Nyman: I also think a lot of it’s about what’s happening in the world, what’s happening in our two lives, anything that comes up that makes you think about stuff that you want to talk about. It’s a melting pot of all those things really with the biggest thing being you just want to offer massive value for money, a really amazing night that they can’t get anywhere else.

Brown: There aren’t other things that are like it. There are people doing magic shows and there is Andy doing Ghost Stories, but this is a quite different thing and it’s lovely to feel that you’re alone with that. You have permission to sort of do anything with people and that’s exciting.

As far as rehearsing is concerned, obviously you don’t have the audience to practice on, how does that work?

Nyman: I tend to be the audience members. I try to be as tricky as possible because anyone can rehearse with it going well, that’s easy.

Brown: It’s like doing a play and one cast member doesn’t have the script and doesn’t know they’re in the play, so you’re having to constantly change and tweak things because of members of the audience coming up and doing things or you realise that you’re expressing something badly.
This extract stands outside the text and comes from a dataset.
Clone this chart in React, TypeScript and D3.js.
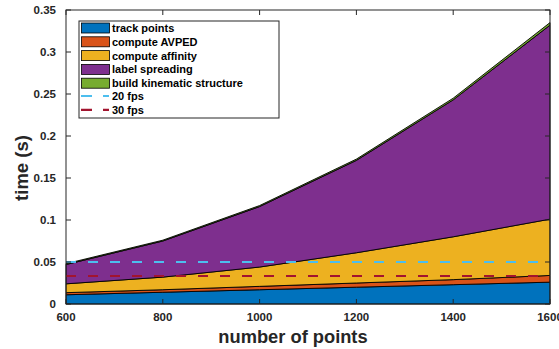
import React from "react";
import * as d3 from "d3";

const points = [600, 800, 1000, 1200, 1400, 1600];
const trackPoints = [0.011, 0.014, 0.017, 0.02, 0.023, 0.026];
const computeAvped = [0.0025, 0.003, 0.004, 0.005, 0.006, 0.008];
const computeAffinity = [0.0105, 0.015, 0.023, 0.036, 0.051, 0.067];
const labelSpreading = [0.023, 0.043, 0.072, 0.11, 0.163, 0.231];
const buildKinematic = [0.001, 0.001, 0.0012, 0.0015, 0.002, 0.003];

const seriesNames = ["track points", "compute AVPED", "compute affinity", "label spreading", "build kinematic structure"];
const seriesColors = ["#0072BD", "#D95319", "#EDB120", "#7E2F8E", "#77AC30"];
const fpsLines = [
  { label: "20 fps", value: 1 / 20, color: "#4DBEEE" },
  { label: "30 fps", value: 1 / 30, color: "#A2142F" },
];
const xTicks = [600, 800, 1000, 1200, 1400, 1600];
const yTicks = [0, 0.05, 0.1, 0.15, 0.2, 0.25, 0.3, 0.35];

const W = 559;
const H = 349;
const left = 66, right = 550, top = 10, bottom = 304;
const ink = "#262626";
const font = "'Liberation Sans', Arial, Helvetica, sans-serif";

export default function App() {
  const x = d3.scaleLinear().domain([600, 1600]).range([left, right]);
  const y = d3.scaleLinear().domain([0, 0.35]).range([bottom, top]);

  const rows = points.map((p, i) => ({
    p,
    s0: trackPoints[i],
    s1: computeAvped[i],
    s2: computeAffinity[i],
    s3: labelSpreading[i],
    s4: buildKinematic[i],
  }));
  const stacked = d3.stack<any>().keys(["s0", "s1", "s2", "s3", "s4"])(rows);
  const area = d3
    .area<any>()
    .x((d) => x(d.data.p))
    .y0((d) => y(d[0]))
    .y1((d) => y(d[1]));

  const legX = 79, legY = 21, legW = 200, rowH = 13.8;

  return (
    <svg width={W} height={H} style={{ position: "absolute", left: 0, top: 0, display: "block" }} fontFamily={font}>
      <rect width={W} height={H} fill="#fff" />
      {stacked.map((s, i) => (
        <path key={i} d={area(s) || ""} fill={seriesColors[i]} stroke="#000" strokeWidth={0.9} strokeLinejoin="round" />
      ))}
      {fpsLines.map((f) => (
        <line key={f.label} x1={left} x2={right} y1={y(f.value)} y2={y(f.value)} stroke={f.color} strokeWidth={2.2} strokeDasharray="10,12" />
      ))}

      {/* axes box */}
      <rect x={left} y={top} width={right - left} height={bottom - top} fill="none" stroke={ink} strokeWidth={1} />
      {xTicks.map((t) => (
        <g key={t}>
          <line x1={x(t)} x2={x(t)} y1={bottom} y2={bottom - 5} stroke={ink} />
          <line x1={x(t)} x2={x(t)} y1={top} y2={top + 5} stroke={ink} />
          <text x={x(t)} y={321} textAnchor="middle" fontSize={11.5} fontWeight="bold" fill={ink}>{t}</text>
        </g>
      ))}
      {yTicks.map((t) => (
        <g key={t}>
          <line x1={left} x2={left + 5} y1={y(t)} y2={y(t)} stroke={ink} />
          <line x1={right} x2={right - 5} y1={y(t)} y2={y(t)} stroke={ink} />
          <text x={56} y={y(t) + 4} textAnchor="end" fontSize={11.5} fontWeight="bold" fill={ink}>{t}</text>
        </g>
      ))}
      <text x={293} y={343} textAnchor="middle" fontSize={18.3} fontWeight="bold" fill={ink}>number of points</text>
      <text transform="translate(28,168) rotate(-90)" textAnchor="middle" fontSize={18.5} fontWeight="bold" fill={ink}>time (s)</text>

      {/* legend */}
      <rect x={legX} y={legY} width={legW} height={97} fill="#fff" stroke={ink} strokeWidth={1} />
      {seriesNames.map((n, i) => {
        const cy = 28 + i * rowH;
        return (
          <g key={n}>
            <rect x={81.5} y={cy - 5} width={28} height={10} fill={seriesColors[i]} stroke="#000" strokeWidth={0.8} />
            <text x={112} y={cy + 4} fontSize={11} fontWeight="bold" fill="#000">{n}</text>
          </g>
        );
      })}
      {fpsLines.map((f, j) => {
        const cy = 28 + (5 + j) * rowH - 1;
        return (
          <g key={f.label}>
            <line x1={81} x2={109} y1={cy} y2={cy} stroke={f.color} strokeWidth={2.2} strokeDasharray="11,11" />
            <text x={112} y={cy + 4} fontSize={11} fontWeight="bold" fill="#000">{f.label}</text>
          </g>
        );
      })}
    </svg>
  );
}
Nyman: It’s that balanced with the team that are around us. Simon, who’s the Company Manager, bless him, he’s got to go out and buy props for things that are never going to see the light of day.

Brown: By the time he’s bought it and come back we’ve changed it and we’re not doing that.

Nyman: [Laughs] Literally, that’s not an exaggeration.

How does your approach to putting on a stage show differ to creating a TV series?

Brown: There’s more joy doing a stage show. Although there’s this great team around us, it is sort of just us two, whereas with TV there’s a huge production company and a channel that will have their own ideas. You don’t have that ‘Hmm no’ thing as much, it’s just ‘Yep, whatever’. It’s just a joy throughout.

Nyman: It really is. I remember years ago, there was an American production company who had come over to see it. They were with me and Derren and said they really wanted to meet the creative team and we were like [laughs] ‘Hello?’ and they were like ‘No, no, no the people who create the whole thing’ and [laughs] we were like ‘This is it, this is it’.
Do you think you will collaborate again in the future?

Brown: I’d love to carry on doing these shows. There’s nothing I enjoy more than doing this, so presuming Andy’s free… I may have to work at making sure his career doesn’t take off any more than it has…

Nyman: [Laughs] It would be amazing. This really has been such a joy on every level. I just hope that our diaries can do it because who wouldn’t want to have this much fun?